The Air Force is looking to the outside world to create a procurement process purely for IT.
The service is in “the final throes” of hiring someone from the business world to examine the IT process and create a system that will quicken acquisitions, especially for cybersecurity, said Air Force Chief Information Officer Lt. Gen. Bill Bender during a Dec. 13 speech.
“It’s generally focused around this commercial off-the-shelf and as-a-service offerings that we don’t dismiss as being important, but we don’t necessarily have the mechanisms and the wherewithal to expose ourselves to it as a matter of course,” Bender said at an AFCEA event in Vienna, Virginia. “What we are trying to put in place with full partnership of [Air Force] acquisition is a different approach to IT procurement that actually looks at exposing ourselves and where it makes sense to handle IT differently.”
Bender told Federal News Radio the Air Force is hiring a senior executive from outside of government who has a good understanding for what the challenges are in DoD and what the possibilities are in the private sector.
The executive will be in charge of a team that will focus on speeding up the IT procurement process.
“We’re focusing on agility as an attribute, speed as an attribute, working together collaboratively and cross functionally when it makes sense. It’s not for everything. Not everything can be treated as a major acquisition development, some of it is small stuff like tools we are trying to put on the network and so we want to be very adaptive to the changing environment,” Bender said.

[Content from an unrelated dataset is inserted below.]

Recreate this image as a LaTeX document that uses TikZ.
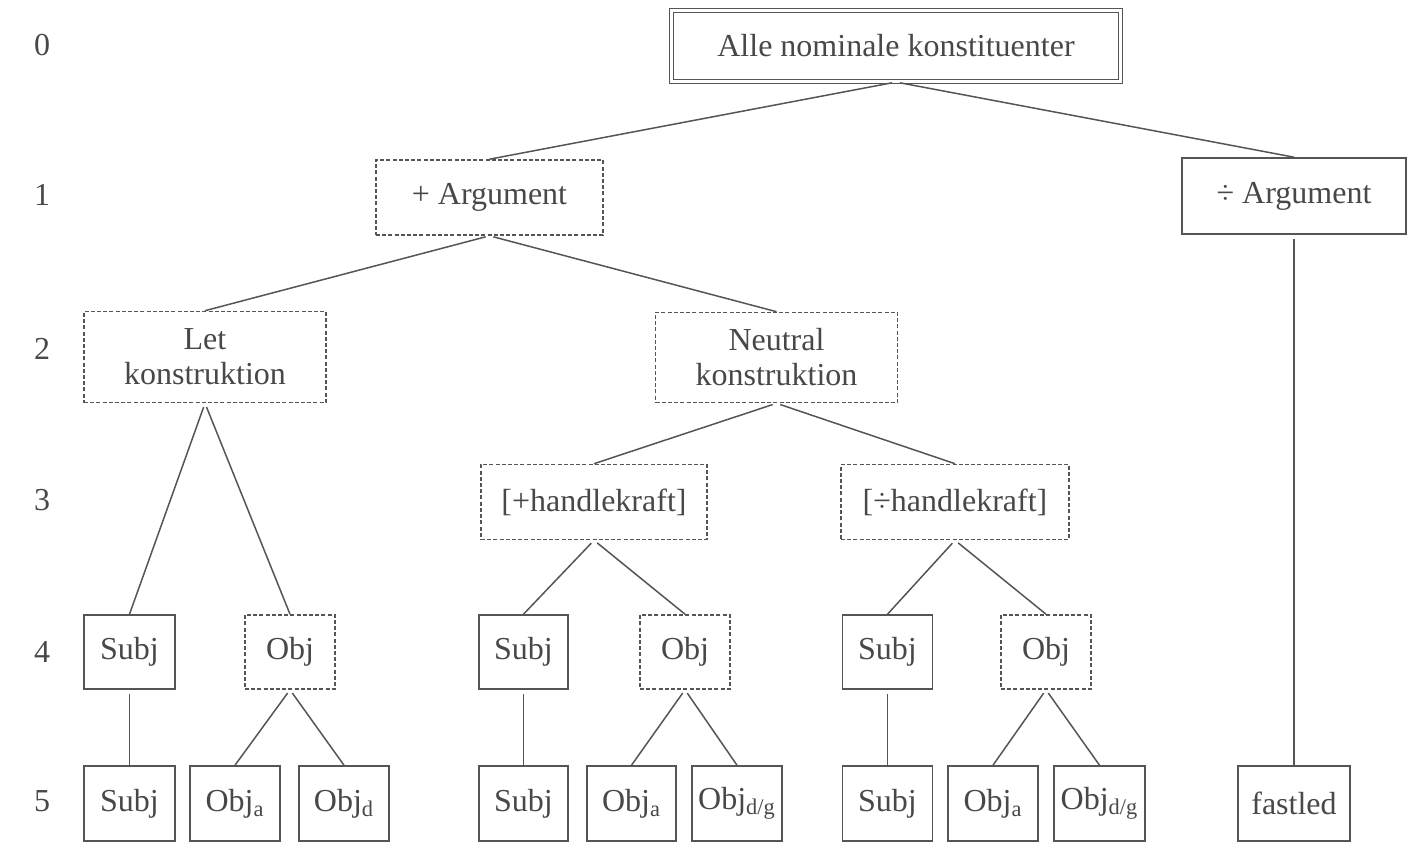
\documentclass[tikz,border=0pt]{standalone}
\usepackage{fontspec}
\setmainfont{Liberation Serif}
\definecolor{ink}{RGB}{72,72,72}
\definecolor{edge}{RGB}{85,85,85}
\begin{document}
\begin{tikzpicture}[x=0.5pt,y=-0.5pt,
  every node/.style={text=ink, font=\fontsize{16}{17.5}\selectfont, inner sep=0pt},
  solidbox/.style={draw=edge, line width=0.8pt, align=center},
  dashbox/.style={draw=edge, line width=0.8pt, dash pattern=on 2pt off 1.1pt, align=center},
  rootbox/.style={draw=edge, line width=0.65pt, double=white, double distance=1.4pt},
  link/.style={draw=edge, line width=0.75pt, shorten <=2pt},
  lvl/.style={text=ink},
  l4/.style={minimum height=37pt},
  l5/.style={solidbox, minimum height=37.5pt}
]
\useasboundingbox (0,0) rectangle (1414,845);

% level numbers
\node[lvl] (n0) at (42,45) {0};
\node[lvl] (n1) at (42,195) {1};
\node[lvl] (n2) at (42,349) {2};
\node[lvl] (n3) at (42,500) {3};
\node[lvl] (n4) at (42,652) {4};
\node[lvl] (n5) at (42,801) {5};

% level 0
\node[rootbox, minimum width=224.4pt, minimum height=35.4pt] (root) at (896,46) {Alle nominale konstituenter};

% level 1
\node[dashbox, minimum width=113.5pt, minimum height=37.5pt] (argp) at (489.5,197.5) {+ Argument};
\node[solidbox, minimum width=112pt, minimum height=38pt] (argm) at (1294,196) {÷ Argument};

% level 2
\node[dashbox, minimum width=121pt, minimum height=45.5pt] (let) at (205,357) {Let\\konstruktion};
\node[dashbox, minimum width=121pt, minimum height=45pt] (neut) at (776.5,357.5) {Neutral\\konstruktion};

% level 3
\node[dashbox, minimum width=113pt, minimum height=37.5pt] (hp) at (594,502) {[+handlekraft]};
\node[dashbox, minimum width=114pt, minimum height=37.5pt] (hm) at (955,502) {[÷handlekraft]};

% level 4
\node[solidbox, l4, minimum width=45.5pt] (s1) at (129.5,652) {Subj};
\node[dashbox, l4, minimum width=45pt] (o1) at (290,652) {Obj};
\node[solidbox, l4, minimum width=44.5pt] (s2) at (523.5,652) {Subj};
\node[dashbox, l4, minimum width=45pt] (o2) at (685,652) {Obj};
\node[solidbox, l4, minimum width=45pt] (s3) at (887.5,652) {Subj};
\node[dashbox, l4, minimum width=45pt] (o3) at (1046,652) {Obj};

% level 5
\node[l5, minimum width=45.5pt] (s1b) at (129.5,803.5) {Subj};
\node[l5, minimum width=45pt] (oa1) at (235,803.5) {Obj\textsubscript{a}};
\node[l5, minimum width=45pt] (od1) at (344,803.5) {Obj\textsubscript{d}};
\node[l5, minimum width=44.5pt] (s2b) at (523.5,803.5) {Subj};
\node[l5, minimum width=44.5pt] (oa2) at (631.5,803.5) {Obj\textsubscript{a}};
\node[l5, minimum width=45pt] (od2) at (737,803.5) {Obj\textsubscript{d/g}};
\node[l5, minimum width=45pt] (s3b) at (887.5,803.5) {Subj};
\node[l5, minimum width=45pt] (oa3) at (993,803.5) {Obj\textsubscript{a}};
\node[l5, minimum width=45.5pt] (od3) at (1099.5,803.5) {Obj\textsubscript{d/g}};
\node[l5, minimum width=56pt] (fast) at (1294,803.5) {fastled};

% connectors
\draw[link] (root.south) -- (argp.north);
\draw[link] (root.south) -- (argm.north);
\draw[link] (argp.south) -- (let.north);
\draw[link] (argp.south) -- (neut.north);
\draw[link] (argm.south) -- (fast.north);
\draw[link] (let.south) -- (s1.north);
\draw[link] (let.south) -- (o1.north);
\draw[link] (neut.south) -- (hp.north);
\draw[link] (neut.south) -- (hm.north);
\draw[link] (hp.south) -- (s2.north);
\draw[link] (hp.south) -- (o2.north);
\draw[link] (hm.south) -- (s3.north);
\draw[link] (hm.south) -- (o3.north);
\draw[link] (s1.south) -- (s1b.north);
\draw[link] (o1.south) -- (oa1.north);
\draw[link] (o1.south) -- (od1.north);
\draw[link] (s2.south) -- (s2b.north);
\draw[link] (o2.south) -- (oa2.north);
\draw[link] (o2.south) -- (od2.north);
\draw[link] (s3.south) -- (s3b.north);
\draw[link] (o3.south) -- (oa3.north);
\draw[link] (o3.south) -- (od3.north);
\end{tikzpicture}
\end{document}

Bender said the Air Force will try to move the new procurement process from blueprint to procedure in six months.
From there the process will run as a pilot for about three years.
We will “either prove it out as a better way to do business and hand it to the acquisition community or learn along the way that we weren’t headed in the right direction and then we’ll kind of cease and desist,” Bender said.

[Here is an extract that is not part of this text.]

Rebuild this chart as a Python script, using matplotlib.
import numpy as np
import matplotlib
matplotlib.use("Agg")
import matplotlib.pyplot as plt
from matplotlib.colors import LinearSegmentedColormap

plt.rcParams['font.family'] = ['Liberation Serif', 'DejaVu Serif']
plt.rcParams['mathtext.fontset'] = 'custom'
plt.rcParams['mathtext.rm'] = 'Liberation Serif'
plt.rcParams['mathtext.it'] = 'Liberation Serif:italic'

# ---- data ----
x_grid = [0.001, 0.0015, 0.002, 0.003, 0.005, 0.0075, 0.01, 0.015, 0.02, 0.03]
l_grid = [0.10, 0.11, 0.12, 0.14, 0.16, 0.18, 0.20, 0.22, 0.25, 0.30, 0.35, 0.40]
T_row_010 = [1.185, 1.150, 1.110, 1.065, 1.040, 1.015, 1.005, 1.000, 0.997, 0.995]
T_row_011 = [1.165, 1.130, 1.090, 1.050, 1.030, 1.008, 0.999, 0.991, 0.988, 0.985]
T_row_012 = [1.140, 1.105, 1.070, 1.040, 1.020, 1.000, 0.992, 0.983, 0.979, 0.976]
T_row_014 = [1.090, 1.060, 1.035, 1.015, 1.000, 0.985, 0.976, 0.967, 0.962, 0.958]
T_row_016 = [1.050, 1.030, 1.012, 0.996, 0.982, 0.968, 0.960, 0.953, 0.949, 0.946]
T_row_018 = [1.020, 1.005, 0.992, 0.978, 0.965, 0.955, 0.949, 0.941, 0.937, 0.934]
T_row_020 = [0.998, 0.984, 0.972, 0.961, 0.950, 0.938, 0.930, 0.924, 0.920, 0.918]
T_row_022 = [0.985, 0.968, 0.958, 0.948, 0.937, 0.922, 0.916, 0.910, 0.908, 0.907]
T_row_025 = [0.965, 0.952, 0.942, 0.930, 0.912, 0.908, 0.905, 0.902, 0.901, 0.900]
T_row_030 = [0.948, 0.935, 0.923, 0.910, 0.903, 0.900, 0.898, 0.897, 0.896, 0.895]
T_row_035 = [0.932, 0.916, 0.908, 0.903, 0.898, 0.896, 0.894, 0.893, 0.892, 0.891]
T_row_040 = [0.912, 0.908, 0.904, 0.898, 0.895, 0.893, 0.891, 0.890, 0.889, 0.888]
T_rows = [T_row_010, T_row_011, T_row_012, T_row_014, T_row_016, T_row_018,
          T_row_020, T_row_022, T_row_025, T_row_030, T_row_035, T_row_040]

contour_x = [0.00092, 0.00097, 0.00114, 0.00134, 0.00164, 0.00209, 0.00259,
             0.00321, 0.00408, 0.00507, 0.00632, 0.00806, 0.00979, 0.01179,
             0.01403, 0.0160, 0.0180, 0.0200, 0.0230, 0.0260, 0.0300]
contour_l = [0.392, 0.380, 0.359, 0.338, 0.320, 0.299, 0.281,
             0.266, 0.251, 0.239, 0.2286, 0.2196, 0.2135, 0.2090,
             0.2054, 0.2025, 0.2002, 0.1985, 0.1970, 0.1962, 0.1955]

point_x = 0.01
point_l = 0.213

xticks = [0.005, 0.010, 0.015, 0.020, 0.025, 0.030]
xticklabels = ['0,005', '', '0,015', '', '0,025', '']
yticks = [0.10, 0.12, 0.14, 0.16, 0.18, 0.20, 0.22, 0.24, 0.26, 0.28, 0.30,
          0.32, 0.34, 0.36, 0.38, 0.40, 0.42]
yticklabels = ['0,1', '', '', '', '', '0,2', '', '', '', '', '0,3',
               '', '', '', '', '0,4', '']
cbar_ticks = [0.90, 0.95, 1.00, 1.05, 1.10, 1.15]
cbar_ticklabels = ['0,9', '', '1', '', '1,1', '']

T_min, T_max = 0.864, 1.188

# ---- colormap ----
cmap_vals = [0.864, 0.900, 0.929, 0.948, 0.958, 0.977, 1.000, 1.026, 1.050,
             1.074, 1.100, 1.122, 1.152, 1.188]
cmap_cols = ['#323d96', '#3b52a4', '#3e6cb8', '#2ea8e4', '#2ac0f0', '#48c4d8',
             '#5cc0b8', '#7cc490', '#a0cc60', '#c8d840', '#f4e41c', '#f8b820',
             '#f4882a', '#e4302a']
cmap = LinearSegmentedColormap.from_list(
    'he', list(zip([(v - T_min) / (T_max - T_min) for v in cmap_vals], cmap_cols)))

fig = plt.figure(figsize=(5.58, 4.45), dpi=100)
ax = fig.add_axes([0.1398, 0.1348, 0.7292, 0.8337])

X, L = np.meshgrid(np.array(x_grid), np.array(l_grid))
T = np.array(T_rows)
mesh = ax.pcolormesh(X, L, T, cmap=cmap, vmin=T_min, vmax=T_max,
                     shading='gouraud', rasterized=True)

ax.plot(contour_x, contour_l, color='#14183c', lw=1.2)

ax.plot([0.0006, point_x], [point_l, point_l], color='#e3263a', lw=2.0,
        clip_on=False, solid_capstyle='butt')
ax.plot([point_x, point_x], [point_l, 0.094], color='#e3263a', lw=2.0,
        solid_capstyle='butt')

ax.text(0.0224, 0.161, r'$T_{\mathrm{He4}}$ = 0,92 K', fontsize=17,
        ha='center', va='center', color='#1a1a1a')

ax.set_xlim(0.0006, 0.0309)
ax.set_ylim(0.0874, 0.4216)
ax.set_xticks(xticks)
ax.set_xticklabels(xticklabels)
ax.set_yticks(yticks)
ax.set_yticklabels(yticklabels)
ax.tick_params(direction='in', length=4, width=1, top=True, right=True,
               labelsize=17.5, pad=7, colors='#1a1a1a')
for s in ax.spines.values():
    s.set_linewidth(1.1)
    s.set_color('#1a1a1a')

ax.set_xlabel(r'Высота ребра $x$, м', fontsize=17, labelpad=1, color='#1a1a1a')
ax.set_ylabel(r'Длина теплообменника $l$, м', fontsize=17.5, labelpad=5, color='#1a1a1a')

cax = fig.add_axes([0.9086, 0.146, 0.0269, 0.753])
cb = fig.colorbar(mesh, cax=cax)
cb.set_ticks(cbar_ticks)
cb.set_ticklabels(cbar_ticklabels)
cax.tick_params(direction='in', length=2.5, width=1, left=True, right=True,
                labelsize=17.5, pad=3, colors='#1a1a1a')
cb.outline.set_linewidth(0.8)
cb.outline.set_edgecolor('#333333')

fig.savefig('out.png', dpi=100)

The military has long struggled with buying IT due to the rapid nature of technology. While the defense acquisition process is slow and methodical, the pace in IT is constantly changing. The Defense Department and the military services are still searching for an answer that will deliver state-of-the-art technology to warfighters while staying within the bounds of acquisition law.
That is especially the case when it comes to large enterprise items.
“If you can stay small in terms of fielding capability we have plenty of authorities, it’s when we begin to reach into the [acquisition category] one and two is when things slow down. Once we move into the 5000 series in terms of development and procurement… All the CIOs within the department have been grappling with how to accelerate that decision cycle and then the ability to move to best of breed solutions,” said Deputy Principal Adviser to the Defense Secretary and Senior Military Adviser for Cyber Maj. Gen. Ed Wilson.
Bender hopes the person in charge of the new procurement process will learn and work with some of those smaller and faster organizations.
He said the team will be the connective tissue between the Air Force and the Defense Innovation Unit Experimental (DIUx), DoD’s outreach office to small, nontraditional tech companies. DIUx has had some success using contracting vehicles like Commercial Solutions Opening.
The process leans heavily on a significant expansion of “other transaction authorities” Congress granted to all DoD components in last year’s Defense authorization bill, including waiving requirements to comply with government cost accounting standards, giving more flexibility to negotiate intellectual property rights on a project-by-project basis, and adding the ability for DoD to use the speedier OTAs for production of fielded systems — not just prototypes — as long as it’s dealing with small or “non-traditional” companies.
Many inside and outside of DoD say that process is underutilized by the department and the services.
But Bender said contracting vehicles will only be part of the puzzle the team is trying to solve.
“The point would be end to end every part of the process. The example I would use is if you’re using an OTA and get a contract … and you have an actual RFP and contract within 30, 60 ,90 days. That’s great, but it’s only a piece of the problem. You still spent some months or even many years developing the requirement or you may not have an ability to onboard the requirement. You also may not even be aware of a new technology that actually addresses your problem,” Bender said.